Zelensky’s Munich Speech Implies That Ukraine’s Becoming Increasingly Desperate
The entire Ukrainian state structure is extremely worried about being abandoned by the US-led West after their American patron beat the drums of war, accelerated Ukraine’s economic collapse, then literally fled in the face of their fearmongered ‘Russian invasion’.
Ukrainian President Volodymyr Zelensky addressed the Munich Security Conference on Saturday in a dramatic speech that implies how increasingly desperate his country has become. Comparing the Russian Federation to Nazi Germany and fearmongering about World War III has become standard fare among Moscow’s many critics so it isn’t surprising that Zelensky resorted to the same. He meant to scare his audience so that they consider scaling up their military and economic assistance of his country, which suggests that he isn’t satisfied with the hundreds of millions of dollars’ worth of aid he’s already received this year alone.
According to Zelensky, Ukraine deserves even more because it serves as a so-called “shield” for protecting Europe. Nonetheless, he’s against it being considered a “buffer” between Russia and the West since he insists that his country should be part of the latter, including through NATO membership. About that, he called the alliance out and told it to finally be honest about Ukraine’s membership prospects. Even if it never joins, though, he said that it’ll always defend itself against any threat. This shows that Zelensky is very unhappy with everything that’s recently transpiring, especially the evacuation of all US-led Western military forces and most of their diplomats in recent weeks.

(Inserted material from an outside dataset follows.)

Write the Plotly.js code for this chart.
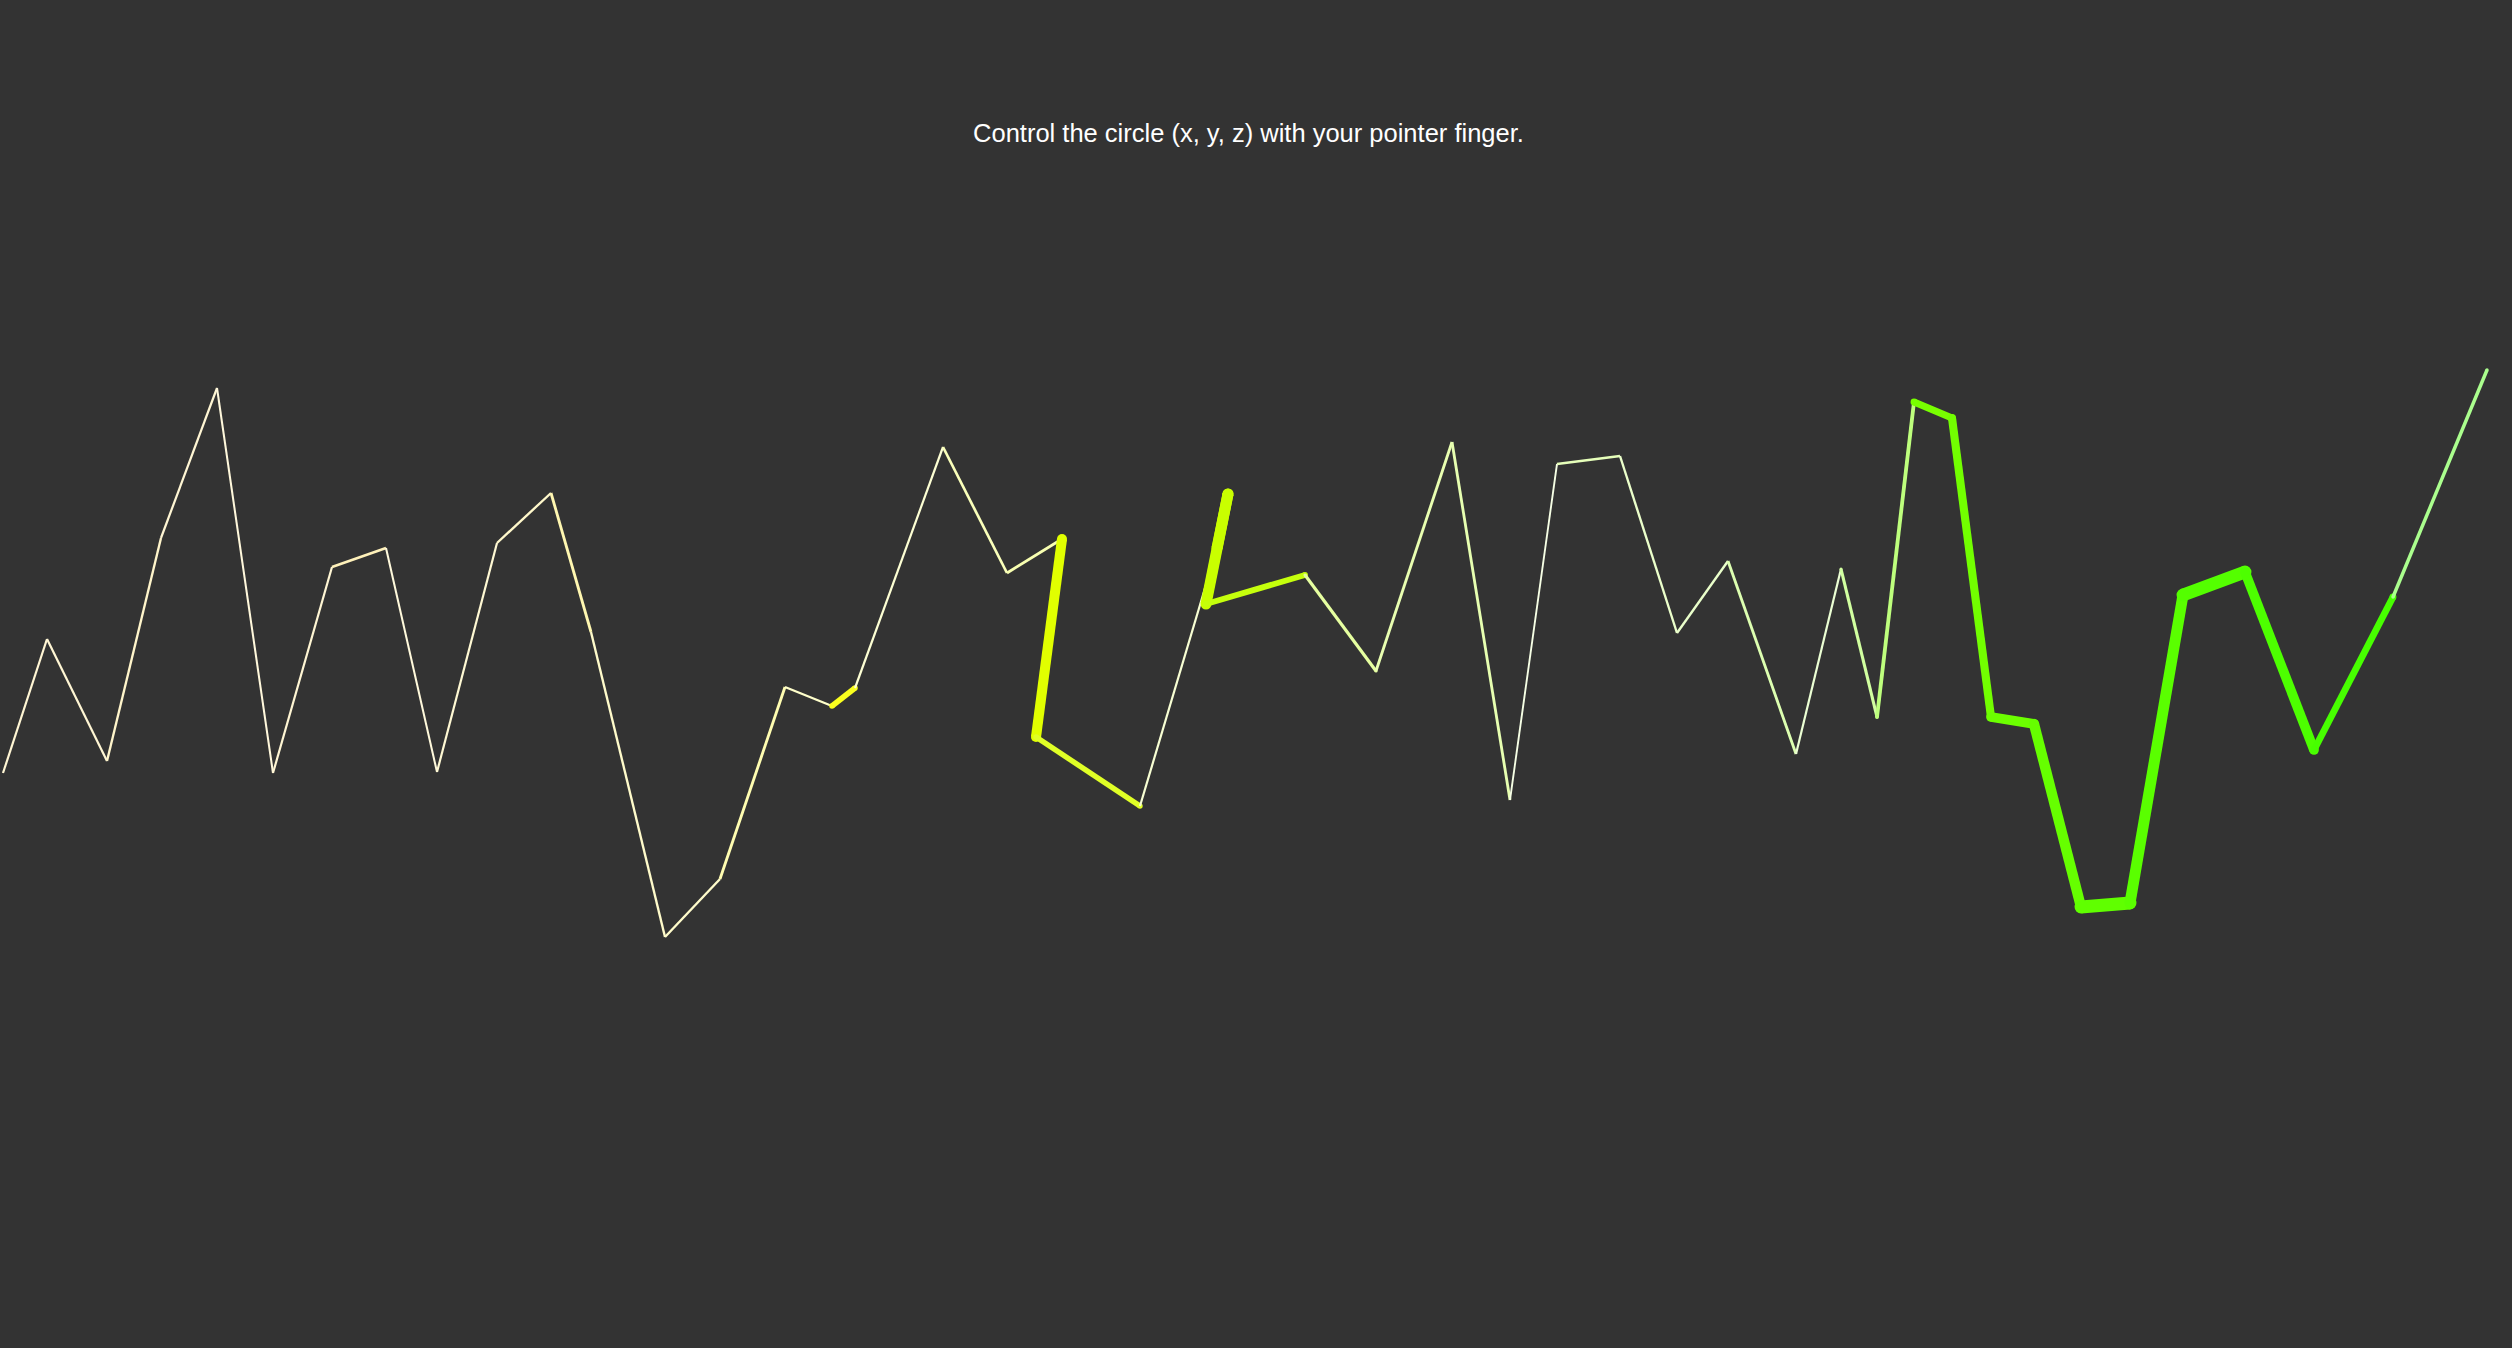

Moreover, he’s also very upset at them always talking about this or that date of a so-called “Russian invasion”. Reports have claimed that such hysteria already cost Ukraine several billion dollars but the reality is probably a lot more, including in terms of decreasing investor confidence in the country’s future. That’s probably why Zelensky proposed a “Stability and Reconstruction Fund” for Ukraine as well as a “lend-lease” military-technical program. He likely doesn’t expect all that much more free aid and therefore wants to make it known that Kiev is ready to cut deals in exchange for more. This further confirms how desperate the country has recently become.
Zelensky lamented several times throughout the course of his speech that Ukraine seems to be considered a peripheral country among many Europeans, who apparently haven’t paid all that much attention to it until the recent undeclared US–provoked missile crisis in Europe. That likely explains why he suggested that Ukraine play a front and center role in creating what he described as a new European security architecture. To that end, he proposed convening a meeting between the UNSC, Ukraine, Germany, and Turkey. He also said that his country might abandon the Budapest Memorandum’s obligations for Kiev not to develop nuclear weapons since he claims that its terms have been violated.
That last-mentioned aspect of his speech leaves no question to the fact that Ukraine is unprecedentedly desperate to receive more US-led Western support in all respects otherwise Zelensky wouldn’t have flirted with going nuclear, which is delusional in any case but was nevertheless meant to generate hysterical headlines the day after for redirecting global attention to Kiev’s case (not that it wasn’t getting enough already). It’s unlikely that the Ukrainian leader wrote his speech himself so observers can interpret his words as representing the concerns of his country’s military, intelligence, and diplomatic bureaucracies (“deep state”).
This insight suggests that the entire state structure is extremely worried about being abandoned by the US-led West after their American patron beat the drums of war, accelerated Ukraine’s economic collapse, then literally fled in the face of their fearmongered “Russian invasion”. Zelensky’s country has been hung out to dry at no cost to the US-led West itself but with unprecedented costs to Ukraine in every respect, especially economic and financial. While it remains unclear whether the US will give the greenlight for Ukraine to initiate a third round of all-out civil war hostilities and thus probably prompt a Russian military response in self-defense, there’s no doubt that its ties with Kiev are very complicated.